Greencare is the inclusion of nature in therapy programmes – and combined with TC-type groups which our social enterprise runs in a yurt at an environment centre between Slough and Uxbridge, they seem to be very acceptable and effective. We’re also thinking of using permaculture and transition town ideas to give it a more than just ‘group therapy plus horticulture’ by itself.

A psychiatrist colleague in Columbia, Alberto Ferguson, is in his seventies and has run TCs all his life. He has experienced a similar TC trajectory to what has happened in this country: first residential, then day units, then without dedicated premises. To me this shows that ‘the TC in the head’ matters more than the TC in the building – and in his small town near Bogota there is a widespread understanding of TC-type social cohesion. Ex-patients now run groups there to bring together families and individuals involved in the drug conflicts, to make reparation and have the different factions come to some understanding of each other.

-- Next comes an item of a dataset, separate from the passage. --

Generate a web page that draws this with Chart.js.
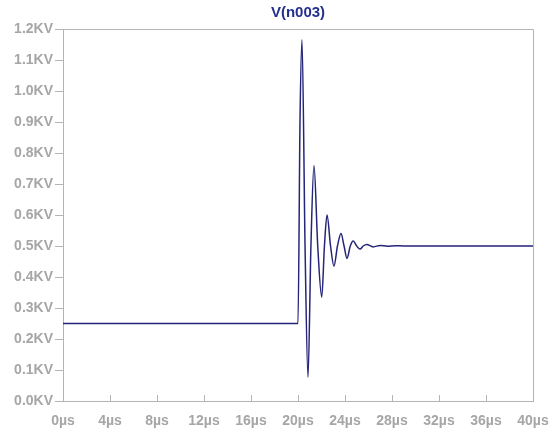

So, to finish off, and take these ideas back to our 2-hour per week TC in Slough. The phrase a few of us are putting about – perhaps a bit mischievously, but only half tongue in cheek – is ‘Slough as a Therapeutic Transition Town’. Instead of the ‘TC’ being seen as the two hour group we run every Tuesday, that is just one hub for all the other therapeutic things people can plug into: from mindfulness and psychoeducation groups run by the NHS psychologists, to a very successful mental health choir, to greencare in our yurt, local sports for health groups, a therapeutic digital photography group with Arts Council funding. People’s experience is then of the whole range of activities - delivered by all sorts of different organisation – as being THE therapeutic community. Yes, I am talking about poor old Slough – if you believe that is possible, you’ll believe anything. But we’re going to try!